The officials shall…address the troops and say: "Is there anyone afraid and disheartened? Let him go back to his home, lest the courage of his comrades flag like his."
– Deuteronomy 20:8
In the encounters we facilitate between Arab teens and visitors from North America and the UK, there are certain topics that come up in almost every conversation. One of these is army service. And if there are Israeli Jews participating with the visiting groups (as there often are), this question often takes on a more emotional tone. The topic of "sharing the burden" is a very hot one in Israeli society, especially today, since it was an issue in the last election (not regarding the Arabs, but regarding the Ultra-Orthodox). Since the country is still young, and was born in war, and has experienced traumatic wars every decade or so, and since it adopted a policy of universal conscription both out of need and out of a belief in an egalitarian, citizens' army as a civic value, army service has taken on a kind of sacramental character. It is part of coming of age, part of forming an Israeli identity, part of creating a lifetime network of friends and comrades; it is a great leveler, a moratorium on the way to adulthood. It is a stepping stone to political and economic power. It is the answer to the Holocaust, to the image of the exilic Jew. It is a key element in our central mythology of heroism, of the "purity of arms," of the few against the many.
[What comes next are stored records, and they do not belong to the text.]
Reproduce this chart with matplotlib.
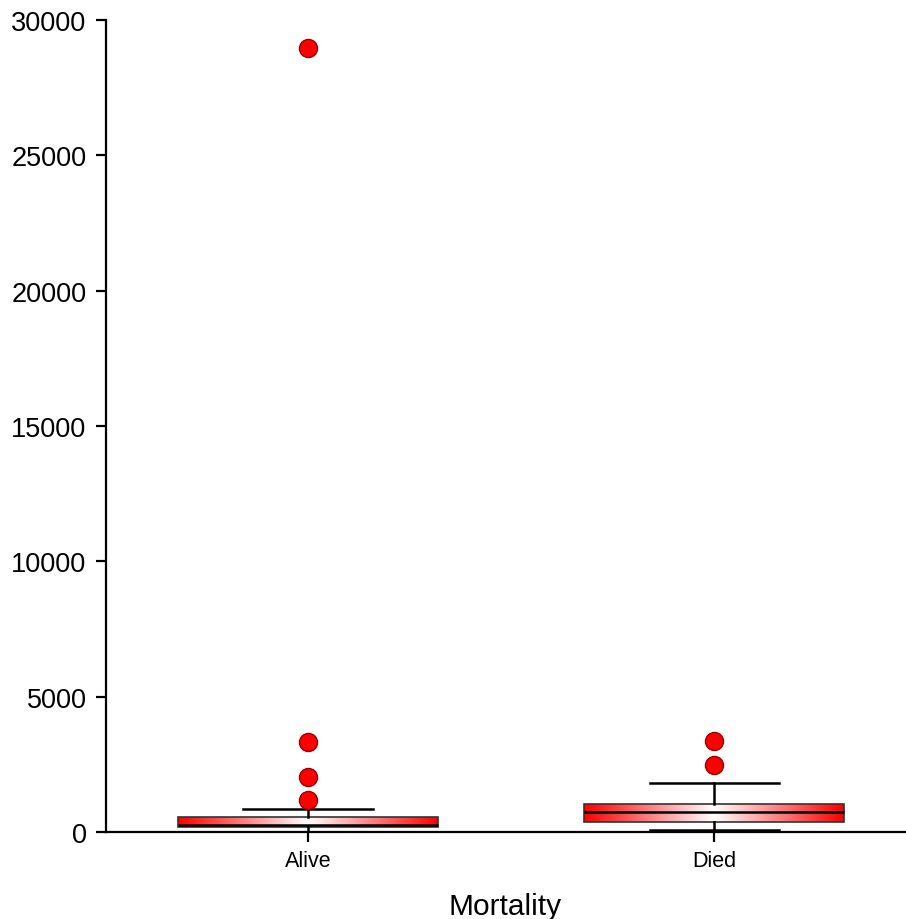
import numpy as np
import matplotlib.pyplot as plt
from matplotlib.colors import LinearSegmentedColormap

plt.rcParams['font.family'] = ['Liberation Sans', 'DejaVu Sans']

groups = ['Alive', 'Died']
q1 = [175, 360]
medians = [270, 740]
q3 = [565, 1035]
whisker_low = [5, 85]
whisker_high = [860, 1820]
fliers = [[1190, 2020, 3340, 28950], [2490, 3360]]

yticks = [0, 5000, 10000, 15000, 20000, 25000, 30000]

stats = []
for i, g in enumerate(groups):
    stats.append(dict(label=g, med=medians[i], q1=q1[i], q3=q3[i],
                      whislo=whisker_low[i], whishi=whisker_high[i],
                      fliers=fliers[i]))

fig = plt.figure(figsize=(9.06, 9.2), dpi=100)
ax = fig.add_axes([0.117, 0.0946, 0.882, 0.8826])

positions = [1, 2]
bp = ax.bxp(stats, positions=positions, widths=0.64, patch_artist=True,
            showfliers=True,
            boxprops=dict(facecolor='none', edgecolor='#333333', linewidth=1.2),
            medianprops=dict(color='black', linewidth=1.8),
            whiskerprops=dict(color='black', linewidth=1.8),
            capprops=dict(color='black', linewidth=1.8),
            capwidths=0.318,
            flierprops=dict(marker='o', markerfacecolor='red',
                            markeredgecolor='#990000', markersize=13,
                            markeredgewidth=1))

# red-white-red horizontal gradient inside each box
grad_cmap = LinearSegmentedColormap.from_list('rw', ['#ff0000', '#ffffff', '#ff0000'])
grad = np.linspace(0, 1, 256).reshape(1, -1)
for pos, box, lo, hi in zip(positions, bp['boxes'], q1, q3):
    im = ax.imshow(grad, cmap=grad_cmap, aspect='auto', interpolation='bilinear',
                   extent=[pos - 0.32, pos + 0.32, lo, hi], zorder=1.5)
    im.set_clip_path(box)

ax.set_xlim(0.5025, 2.47)
ax.set_ylim(0, 30000)
ax.set_yticks(yticks)
ax.set_yticklabels([str(t) for t in yticks], fontsize=19.5)
ax.set_xticks(positions)
ax.set_xticklabels(groups, fontsize=15.5)
ax.set_xlabel('Mortality', fontsize=21.5, labelpad=15)

for side in ['top', 'right']:
    ax.spines[side].set_visible(False)
for side in ['left', 'bottom']:
    ax.spines[side].set_linewidth(1.6)
ax.tick_params(axis='y', direction='out', length=7, width=1.6, pad=7)
ax.tick_params(axis='x', direction='out', length=7, width=1.6, pad=6)

fig.savefig('out.png', dpi=100)
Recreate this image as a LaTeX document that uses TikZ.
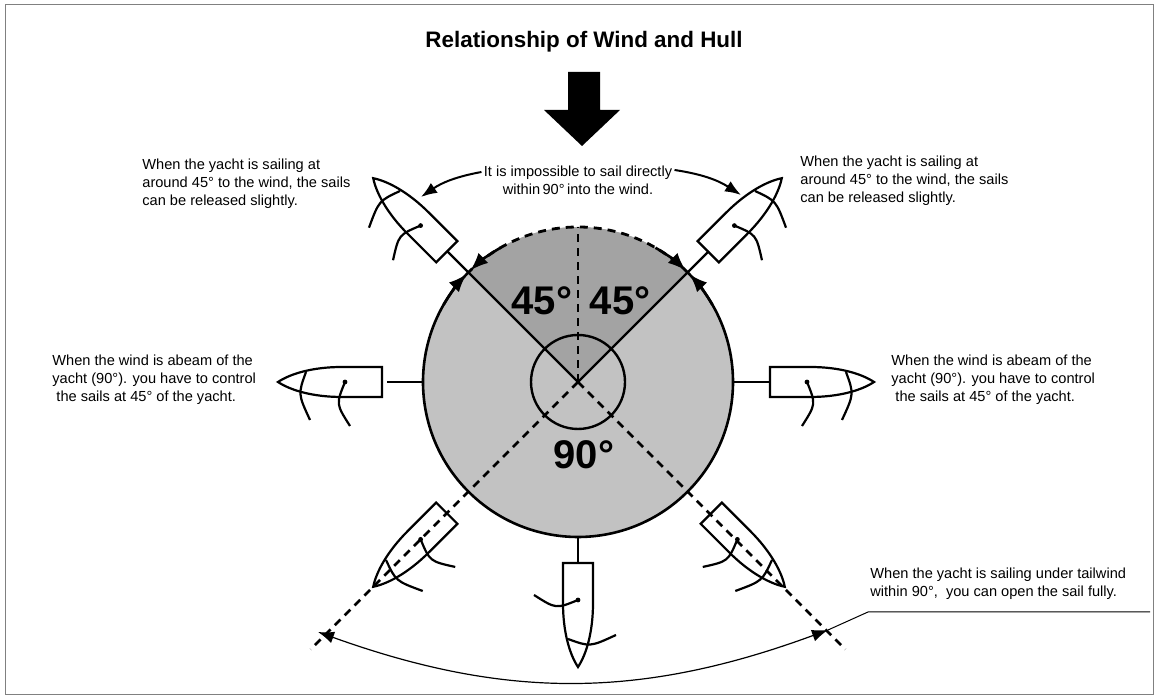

Therefore, those who opt out are seen as traitors, whether they opt out because they are pacifists, or to pursue a career in show business, or to protect themselves from secular culture (and us from destruction) by studying full-time in a yeshivah, or because they are unwilling to participate in a war against "their own people." Discussions of the topic rarely remain civil, as it touches a raw nerve in the population of those who serve or who send their children to serve.
When Ben Gurion agreed to give an exemption for yeshivah study, he assumed it would be for an elite few hundred, and after a few years even they would disappear. No one imagined that the numbers would grow to thousands. The story of the Arabs is more complicated, as it is two-edged. In 1954 the army issued a general callup notice to army-age Arab men. 20,000 showed up to register. The army immediately changed its mind, and adopted a policy of not drafting Arabs, except for the Druze minority (non-Muslim Arabs) with whose leaders an agreement was signed in 1957 to draft all their men, and the Circassians (non-Arab Muslims) as of 1958. So apparently the Arabs were, at that early date, interested in serving - it was the army that had doubts. Over the years this reality was satisfactory to both sides, and the Arabs even developed an ideology that opposed service. When the Jews say, "How can you demand equal rights if you are unwilling to assume equal responsibilities?" They answer, "Rights are absolute and inalienable. Why should I serve a country that doesn't see me as a full citizen, and doesn't grant me the rights that are my due? Look at the Druze, who serve with distinction - and are still treated no better than Muslim or Christian Arabs." And so on, round and round. What's annoying is that the whole argument is false, for if the Arabs all volunteered tomorrow, the army would certainly turn them away again. And after all the recent hoopla about drafting the Ultra-Orthodox, I wonder how the army will cope with them when their conscription takes effect.
And whether because of peace treaties or advanced technology, the day is coming when universal conscription will probably be an unnecessary burden, and we'll have to revise our mythology about the centrality of army service in Israeli identity. Then the whole discussion will have to change. Let it be.
Meanwhile, it's interesting that the Israelis, Jews and Arabs, never think to ask the American Jewish teenagers how they feel about not sharing the burden of Iraq or Afghanistan.